-- start --

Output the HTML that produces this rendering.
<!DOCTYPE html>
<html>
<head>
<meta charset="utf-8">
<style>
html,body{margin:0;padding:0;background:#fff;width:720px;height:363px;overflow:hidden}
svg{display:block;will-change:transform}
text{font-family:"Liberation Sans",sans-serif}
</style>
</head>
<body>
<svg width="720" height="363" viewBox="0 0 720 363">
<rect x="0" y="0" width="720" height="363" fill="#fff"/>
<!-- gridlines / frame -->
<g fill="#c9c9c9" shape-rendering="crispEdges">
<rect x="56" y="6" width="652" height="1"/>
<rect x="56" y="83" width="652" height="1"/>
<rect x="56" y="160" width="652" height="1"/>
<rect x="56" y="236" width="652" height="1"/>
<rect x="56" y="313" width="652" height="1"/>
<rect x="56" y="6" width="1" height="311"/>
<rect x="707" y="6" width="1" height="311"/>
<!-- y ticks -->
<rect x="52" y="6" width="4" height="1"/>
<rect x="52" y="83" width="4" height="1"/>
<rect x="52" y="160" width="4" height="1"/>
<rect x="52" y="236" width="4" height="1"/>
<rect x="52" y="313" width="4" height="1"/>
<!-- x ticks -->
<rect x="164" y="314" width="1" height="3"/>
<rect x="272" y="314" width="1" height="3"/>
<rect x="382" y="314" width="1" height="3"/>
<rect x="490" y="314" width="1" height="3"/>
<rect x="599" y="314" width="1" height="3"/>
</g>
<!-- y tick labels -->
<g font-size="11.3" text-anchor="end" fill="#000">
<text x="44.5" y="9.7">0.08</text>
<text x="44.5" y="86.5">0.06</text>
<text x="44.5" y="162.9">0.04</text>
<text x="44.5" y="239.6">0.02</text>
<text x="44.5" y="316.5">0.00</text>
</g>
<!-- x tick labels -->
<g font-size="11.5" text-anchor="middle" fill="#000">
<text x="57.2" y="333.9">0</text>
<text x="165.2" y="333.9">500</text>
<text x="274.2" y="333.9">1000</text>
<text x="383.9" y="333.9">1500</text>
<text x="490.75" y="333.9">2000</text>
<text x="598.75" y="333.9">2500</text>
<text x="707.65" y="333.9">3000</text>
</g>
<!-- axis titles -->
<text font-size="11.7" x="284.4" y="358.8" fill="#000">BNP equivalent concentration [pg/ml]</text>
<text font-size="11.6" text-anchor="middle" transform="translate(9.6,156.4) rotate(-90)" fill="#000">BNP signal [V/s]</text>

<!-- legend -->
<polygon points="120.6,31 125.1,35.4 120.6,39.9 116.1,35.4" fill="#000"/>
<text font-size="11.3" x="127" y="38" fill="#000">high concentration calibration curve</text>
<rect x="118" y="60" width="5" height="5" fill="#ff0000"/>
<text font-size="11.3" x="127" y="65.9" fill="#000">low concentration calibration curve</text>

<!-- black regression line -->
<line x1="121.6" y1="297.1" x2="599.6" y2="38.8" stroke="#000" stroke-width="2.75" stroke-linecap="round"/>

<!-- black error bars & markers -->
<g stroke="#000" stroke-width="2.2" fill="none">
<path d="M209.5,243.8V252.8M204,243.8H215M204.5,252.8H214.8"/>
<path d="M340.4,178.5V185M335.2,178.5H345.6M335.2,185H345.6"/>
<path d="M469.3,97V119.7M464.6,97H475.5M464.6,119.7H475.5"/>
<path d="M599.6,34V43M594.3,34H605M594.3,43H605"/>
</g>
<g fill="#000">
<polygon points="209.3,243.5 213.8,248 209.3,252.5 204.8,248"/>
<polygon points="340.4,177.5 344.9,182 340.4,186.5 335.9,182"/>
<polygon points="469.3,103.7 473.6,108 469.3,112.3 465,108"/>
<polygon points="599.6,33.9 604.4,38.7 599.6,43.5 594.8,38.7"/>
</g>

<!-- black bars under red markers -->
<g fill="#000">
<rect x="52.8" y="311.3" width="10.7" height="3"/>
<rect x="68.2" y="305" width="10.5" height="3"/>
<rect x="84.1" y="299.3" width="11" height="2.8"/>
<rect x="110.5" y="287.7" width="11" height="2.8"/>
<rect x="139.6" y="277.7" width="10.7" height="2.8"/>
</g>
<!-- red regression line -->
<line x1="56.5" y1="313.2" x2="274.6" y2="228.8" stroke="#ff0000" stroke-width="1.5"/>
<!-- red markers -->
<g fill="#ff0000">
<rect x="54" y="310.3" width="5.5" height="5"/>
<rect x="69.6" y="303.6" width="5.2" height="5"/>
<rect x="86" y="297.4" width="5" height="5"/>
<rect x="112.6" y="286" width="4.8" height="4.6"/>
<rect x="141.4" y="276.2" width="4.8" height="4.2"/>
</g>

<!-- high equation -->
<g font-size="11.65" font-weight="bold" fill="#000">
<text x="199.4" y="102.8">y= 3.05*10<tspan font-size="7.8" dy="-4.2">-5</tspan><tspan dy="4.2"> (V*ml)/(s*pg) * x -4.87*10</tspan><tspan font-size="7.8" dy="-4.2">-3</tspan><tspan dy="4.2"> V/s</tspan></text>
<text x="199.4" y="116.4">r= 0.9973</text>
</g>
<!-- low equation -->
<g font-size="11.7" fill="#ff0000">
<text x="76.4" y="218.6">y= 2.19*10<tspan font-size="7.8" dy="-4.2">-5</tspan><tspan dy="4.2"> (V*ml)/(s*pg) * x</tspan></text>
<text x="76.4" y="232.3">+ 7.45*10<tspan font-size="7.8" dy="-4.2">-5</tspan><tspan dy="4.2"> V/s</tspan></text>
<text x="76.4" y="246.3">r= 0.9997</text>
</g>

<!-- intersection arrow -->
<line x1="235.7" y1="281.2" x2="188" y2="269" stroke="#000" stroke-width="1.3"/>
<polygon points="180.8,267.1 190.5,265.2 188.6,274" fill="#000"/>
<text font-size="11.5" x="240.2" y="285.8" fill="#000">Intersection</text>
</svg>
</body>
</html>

-- end --
-- start --

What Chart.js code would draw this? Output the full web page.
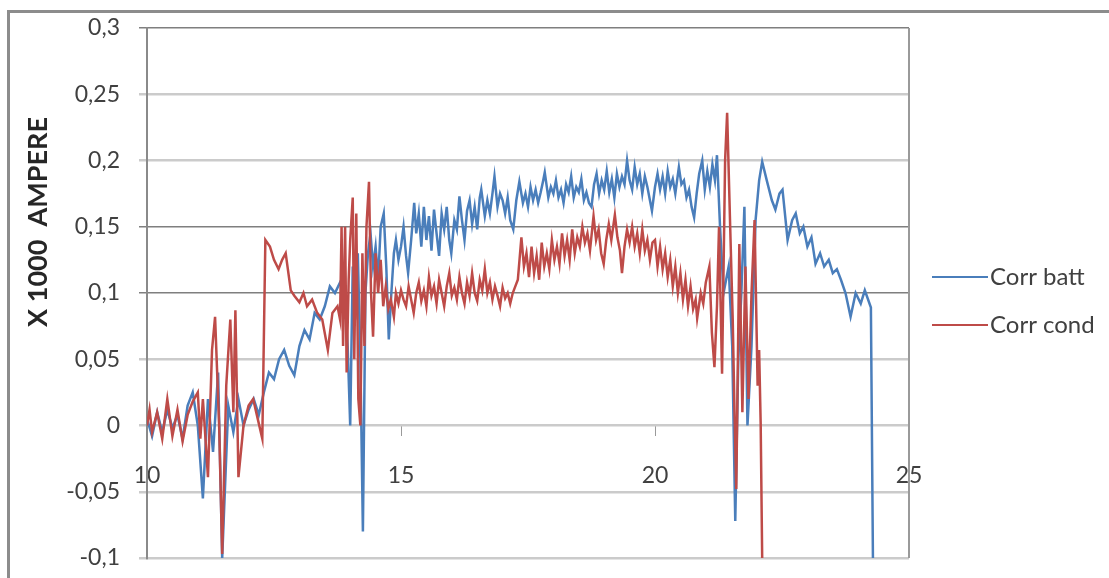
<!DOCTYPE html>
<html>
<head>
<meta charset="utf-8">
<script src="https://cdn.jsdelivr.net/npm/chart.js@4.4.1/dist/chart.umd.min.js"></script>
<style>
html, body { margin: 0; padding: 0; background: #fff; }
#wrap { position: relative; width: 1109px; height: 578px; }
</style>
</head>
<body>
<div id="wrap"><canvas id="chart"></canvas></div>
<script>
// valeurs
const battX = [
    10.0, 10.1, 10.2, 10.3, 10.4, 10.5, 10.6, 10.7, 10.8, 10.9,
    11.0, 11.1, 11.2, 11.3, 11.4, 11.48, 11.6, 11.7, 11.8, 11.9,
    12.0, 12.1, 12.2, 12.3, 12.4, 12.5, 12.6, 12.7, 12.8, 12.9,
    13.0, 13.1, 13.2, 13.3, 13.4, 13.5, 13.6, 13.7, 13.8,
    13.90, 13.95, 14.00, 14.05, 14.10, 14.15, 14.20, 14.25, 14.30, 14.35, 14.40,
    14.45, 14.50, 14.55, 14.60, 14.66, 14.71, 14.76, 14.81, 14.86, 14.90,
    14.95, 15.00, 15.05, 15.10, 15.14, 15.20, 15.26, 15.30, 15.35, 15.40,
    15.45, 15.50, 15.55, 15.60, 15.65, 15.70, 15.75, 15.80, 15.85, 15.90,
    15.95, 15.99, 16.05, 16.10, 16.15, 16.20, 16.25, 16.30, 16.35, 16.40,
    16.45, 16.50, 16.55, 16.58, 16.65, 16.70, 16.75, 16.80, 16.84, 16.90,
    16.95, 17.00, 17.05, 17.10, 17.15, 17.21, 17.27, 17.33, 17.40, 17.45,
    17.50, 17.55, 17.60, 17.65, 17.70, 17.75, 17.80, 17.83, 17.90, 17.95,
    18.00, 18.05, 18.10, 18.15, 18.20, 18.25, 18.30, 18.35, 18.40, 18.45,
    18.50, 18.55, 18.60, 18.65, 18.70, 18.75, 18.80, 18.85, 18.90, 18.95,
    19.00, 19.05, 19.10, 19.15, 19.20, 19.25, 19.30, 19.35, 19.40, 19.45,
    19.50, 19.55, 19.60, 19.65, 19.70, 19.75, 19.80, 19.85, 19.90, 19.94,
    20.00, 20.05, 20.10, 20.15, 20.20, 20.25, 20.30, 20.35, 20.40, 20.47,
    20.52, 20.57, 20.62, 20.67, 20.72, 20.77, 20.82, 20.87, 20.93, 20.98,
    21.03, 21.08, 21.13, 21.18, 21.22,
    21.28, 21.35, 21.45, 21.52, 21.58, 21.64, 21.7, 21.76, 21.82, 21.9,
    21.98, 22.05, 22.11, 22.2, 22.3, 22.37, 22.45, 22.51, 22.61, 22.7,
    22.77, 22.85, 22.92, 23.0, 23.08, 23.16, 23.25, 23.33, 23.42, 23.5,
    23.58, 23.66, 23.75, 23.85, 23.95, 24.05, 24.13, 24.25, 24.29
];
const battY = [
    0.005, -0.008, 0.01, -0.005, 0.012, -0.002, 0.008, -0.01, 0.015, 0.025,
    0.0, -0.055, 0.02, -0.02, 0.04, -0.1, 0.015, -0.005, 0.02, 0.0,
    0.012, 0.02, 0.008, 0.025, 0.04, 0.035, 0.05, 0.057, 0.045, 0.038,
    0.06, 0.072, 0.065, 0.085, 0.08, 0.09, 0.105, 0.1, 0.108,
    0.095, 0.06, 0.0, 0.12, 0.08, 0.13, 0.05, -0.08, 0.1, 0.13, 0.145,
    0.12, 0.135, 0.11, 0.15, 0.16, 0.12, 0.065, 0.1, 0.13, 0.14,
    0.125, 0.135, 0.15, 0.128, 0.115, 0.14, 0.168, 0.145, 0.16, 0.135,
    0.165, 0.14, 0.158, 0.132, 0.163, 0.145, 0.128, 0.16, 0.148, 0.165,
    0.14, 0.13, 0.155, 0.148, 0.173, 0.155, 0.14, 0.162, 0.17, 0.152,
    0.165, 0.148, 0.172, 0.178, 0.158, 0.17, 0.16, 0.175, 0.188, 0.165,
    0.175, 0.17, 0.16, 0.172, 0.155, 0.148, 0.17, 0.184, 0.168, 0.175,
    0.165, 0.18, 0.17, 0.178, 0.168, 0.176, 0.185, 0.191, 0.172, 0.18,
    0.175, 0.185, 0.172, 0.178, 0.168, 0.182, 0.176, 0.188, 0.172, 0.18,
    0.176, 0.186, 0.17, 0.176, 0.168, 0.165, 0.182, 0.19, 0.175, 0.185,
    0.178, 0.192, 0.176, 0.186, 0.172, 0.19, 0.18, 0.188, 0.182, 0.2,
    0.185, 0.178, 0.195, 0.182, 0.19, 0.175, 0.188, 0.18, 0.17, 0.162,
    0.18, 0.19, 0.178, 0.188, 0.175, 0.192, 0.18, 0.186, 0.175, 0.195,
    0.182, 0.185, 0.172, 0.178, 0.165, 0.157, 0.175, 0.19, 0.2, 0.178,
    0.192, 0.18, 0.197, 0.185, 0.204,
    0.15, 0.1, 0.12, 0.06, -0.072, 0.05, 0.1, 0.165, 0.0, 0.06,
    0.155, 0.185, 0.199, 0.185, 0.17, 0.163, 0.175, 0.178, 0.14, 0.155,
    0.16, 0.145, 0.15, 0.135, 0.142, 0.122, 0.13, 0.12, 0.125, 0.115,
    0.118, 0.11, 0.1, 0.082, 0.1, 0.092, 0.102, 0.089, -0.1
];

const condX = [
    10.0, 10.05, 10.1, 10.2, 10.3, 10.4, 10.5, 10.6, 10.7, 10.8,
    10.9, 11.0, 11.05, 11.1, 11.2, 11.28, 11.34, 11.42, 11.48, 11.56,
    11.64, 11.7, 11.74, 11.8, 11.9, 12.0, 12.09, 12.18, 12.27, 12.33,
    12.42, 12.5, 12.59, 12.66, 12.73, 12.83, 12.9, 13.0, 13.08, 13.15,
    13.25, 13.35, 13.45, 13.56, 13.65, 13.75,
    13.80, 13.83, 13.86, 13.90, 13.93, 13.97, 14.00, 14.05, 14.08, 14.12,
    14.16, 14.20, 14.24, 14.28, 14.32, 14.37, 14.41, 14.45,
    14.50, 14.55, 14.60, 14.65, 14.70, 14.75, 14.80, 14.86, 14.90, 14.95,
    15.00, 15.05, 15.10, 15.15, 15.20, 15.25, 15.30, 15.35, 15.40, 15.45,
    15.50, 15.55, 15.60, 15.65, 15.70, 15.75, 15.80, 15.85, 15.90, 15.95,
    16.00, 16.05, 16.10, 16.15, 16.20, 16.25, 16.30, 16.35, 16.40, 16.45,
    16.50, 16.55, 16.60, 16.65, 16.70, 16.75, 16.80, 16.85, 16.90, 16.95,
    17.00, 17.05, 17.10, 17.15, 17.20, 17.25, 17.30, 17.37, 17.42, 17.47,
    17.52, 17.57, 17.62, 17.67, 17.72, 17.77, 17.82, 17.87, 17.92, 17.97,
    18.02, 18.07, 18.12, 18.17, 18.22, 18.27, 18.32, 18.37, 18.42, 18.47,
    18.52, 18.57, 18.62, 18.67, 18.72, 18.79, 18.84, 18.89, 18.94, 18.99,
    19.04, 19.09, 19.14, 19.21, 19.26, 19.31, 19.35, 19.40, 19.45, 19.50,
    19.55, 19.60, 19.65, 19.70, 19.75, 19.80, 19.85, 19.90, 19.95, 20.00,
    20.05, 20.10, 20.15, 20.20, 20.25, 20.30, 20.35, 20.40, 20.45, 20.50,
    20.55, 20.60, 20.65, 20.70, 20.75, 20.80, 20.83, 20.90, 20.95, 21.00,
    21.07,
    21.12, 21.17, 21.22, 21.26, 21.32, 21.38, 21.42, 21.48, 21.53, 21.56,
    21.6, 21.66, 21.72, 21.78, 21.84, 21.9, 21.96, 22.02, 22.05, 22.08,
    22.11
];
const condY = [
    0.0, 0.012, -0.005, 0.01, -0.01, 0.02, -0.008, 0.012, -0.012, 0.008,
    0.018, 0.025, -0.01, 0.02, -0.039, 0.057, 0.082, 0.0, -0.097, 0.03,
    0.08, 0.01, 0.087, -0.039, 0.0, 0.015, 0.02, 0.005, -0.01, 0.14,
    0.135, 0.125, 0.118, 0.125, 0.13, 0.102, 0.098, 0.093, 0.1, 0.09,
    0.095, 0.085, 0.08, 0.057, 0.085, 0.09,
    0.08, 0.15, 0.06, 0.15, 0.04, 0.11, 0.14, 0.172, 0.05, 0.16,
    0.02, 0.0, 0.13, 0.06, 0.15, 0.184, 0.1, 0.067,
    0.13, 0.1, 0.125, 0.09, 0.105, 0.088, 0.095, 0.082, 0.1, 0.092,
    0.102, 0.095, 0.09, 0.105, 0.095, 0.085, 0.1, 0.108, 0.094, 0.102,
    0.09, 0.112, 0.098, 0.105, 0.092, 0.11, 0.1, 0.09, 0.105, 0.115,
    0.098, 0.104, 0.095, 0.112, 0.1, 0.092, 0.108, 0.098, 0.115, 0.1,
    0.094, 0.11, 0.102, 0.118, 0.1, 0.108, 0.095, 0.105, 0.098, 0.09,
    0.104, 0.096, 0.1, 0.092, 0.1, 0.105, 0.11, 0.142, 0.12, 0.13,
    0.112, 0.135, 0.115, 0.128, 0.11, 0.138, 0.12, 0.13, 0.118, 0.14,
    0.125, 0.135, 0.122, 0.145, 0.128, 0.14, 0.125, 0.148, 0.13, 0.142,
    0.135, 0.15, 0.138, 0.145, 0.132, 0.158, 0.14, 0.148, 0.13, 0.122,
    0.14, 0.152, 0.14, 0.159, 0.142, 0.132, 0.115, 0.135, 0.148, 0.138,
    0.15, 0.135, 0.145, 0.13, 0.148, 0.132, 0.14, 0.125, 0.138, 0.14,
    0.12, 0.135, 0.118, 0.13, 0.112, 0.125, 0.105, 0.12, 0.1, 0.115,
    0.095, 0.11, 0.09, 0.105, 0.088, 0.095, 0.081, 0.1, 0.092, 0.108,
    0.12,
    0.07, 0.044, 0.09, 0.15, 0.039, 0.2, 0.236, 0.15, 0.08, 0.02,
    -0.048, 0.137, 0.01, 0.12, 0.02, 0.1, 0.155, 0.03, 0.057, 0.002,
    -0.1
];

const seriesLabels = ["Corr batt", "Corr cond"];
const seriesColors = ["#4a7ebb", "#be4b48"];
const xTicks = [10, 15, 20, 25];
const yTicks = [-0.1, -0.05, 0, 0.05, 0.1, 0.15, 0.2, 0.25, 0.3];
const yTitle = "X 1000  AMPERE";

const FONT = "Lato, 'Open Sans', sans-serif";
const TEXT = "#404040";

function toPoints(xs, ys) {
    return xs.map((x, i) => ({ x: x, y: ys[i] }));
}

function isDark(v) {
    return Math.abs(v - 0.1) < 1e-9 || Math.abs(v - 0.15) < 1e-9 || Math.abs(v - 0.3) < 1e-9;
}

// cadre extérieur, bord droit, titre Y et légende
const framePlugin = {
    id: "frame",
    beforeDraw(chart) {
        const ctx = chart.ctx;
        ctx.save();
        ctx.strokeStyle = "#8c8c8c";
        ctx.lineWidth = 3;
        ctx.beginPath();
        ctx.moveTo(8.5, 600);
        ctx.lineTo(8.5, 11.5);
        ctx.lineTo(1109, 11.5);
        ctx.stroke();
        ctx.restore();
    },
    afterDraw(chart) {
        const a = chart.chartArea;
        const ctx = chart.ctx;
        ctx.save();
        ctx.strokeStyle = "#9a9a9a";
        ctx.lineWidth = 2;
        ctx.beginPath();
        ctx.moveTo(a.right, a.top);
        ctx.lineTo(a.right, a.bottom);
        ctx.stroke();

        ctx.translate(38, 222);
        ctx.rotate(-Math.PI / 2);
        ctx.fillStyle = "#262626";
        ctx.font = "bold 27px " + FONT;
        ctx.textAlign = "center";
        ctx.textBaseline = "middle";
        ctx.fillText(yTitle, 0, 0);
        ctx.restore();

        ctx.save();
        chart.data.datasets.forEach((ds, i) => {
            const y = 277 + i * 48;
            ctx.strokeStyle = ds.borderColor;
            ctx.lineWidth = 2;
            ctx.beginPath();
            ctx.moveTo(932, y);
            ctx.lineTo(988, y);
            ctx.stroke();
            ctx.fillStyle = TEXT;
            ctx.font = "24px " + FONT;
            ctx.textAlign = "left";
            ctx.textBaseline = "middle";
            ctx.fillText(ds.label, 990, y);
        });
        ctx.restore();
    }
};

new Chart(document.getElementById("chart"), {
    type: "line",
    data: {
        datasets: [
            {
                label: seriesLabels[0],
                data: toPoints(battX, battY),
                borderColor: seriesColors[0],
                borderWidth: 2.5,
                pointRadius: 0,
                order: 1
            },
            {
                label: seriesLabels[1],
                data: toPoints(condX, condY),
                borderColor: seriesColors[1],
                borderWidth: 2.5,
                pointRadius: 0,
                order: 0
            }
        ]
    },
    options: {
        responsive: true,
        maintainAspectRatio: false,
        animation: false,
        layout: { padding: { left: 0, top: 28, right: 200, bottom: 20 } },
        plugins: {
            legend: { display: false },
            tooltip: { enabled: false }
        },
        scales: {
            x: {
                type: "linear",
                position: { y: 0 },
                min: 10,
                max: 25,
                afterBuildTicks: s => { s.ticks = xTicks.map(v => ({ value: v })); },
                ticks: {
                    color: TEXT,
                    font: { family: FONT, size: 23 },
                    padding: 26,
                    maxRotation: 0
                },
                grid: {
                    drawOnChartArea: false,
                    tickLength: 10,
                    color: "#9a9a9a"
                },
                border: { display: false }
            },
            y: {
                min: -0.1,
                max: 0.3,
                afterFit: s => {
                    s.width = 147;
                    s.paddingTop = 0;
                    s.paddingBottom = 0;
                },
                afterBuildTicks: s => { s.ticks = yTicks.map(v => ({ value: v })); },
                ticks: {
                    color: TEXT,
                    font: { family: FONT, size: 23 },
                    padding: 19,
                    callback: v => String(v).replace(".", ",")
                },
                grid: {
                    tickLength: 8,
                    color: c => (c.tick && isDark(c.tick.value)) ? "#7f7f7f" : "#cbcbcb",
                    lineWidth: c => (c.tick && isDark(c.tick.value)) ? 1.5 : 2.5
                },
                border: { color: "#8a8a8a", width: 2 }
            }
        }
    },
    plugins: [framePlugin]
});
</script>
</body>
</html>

-- end --

Exercise brief: From the data above, copy each line that holds "this".

Answer to the problem:
Output the HTML that produces this rendering.
What Chart.js code would draw this? Output the full web page.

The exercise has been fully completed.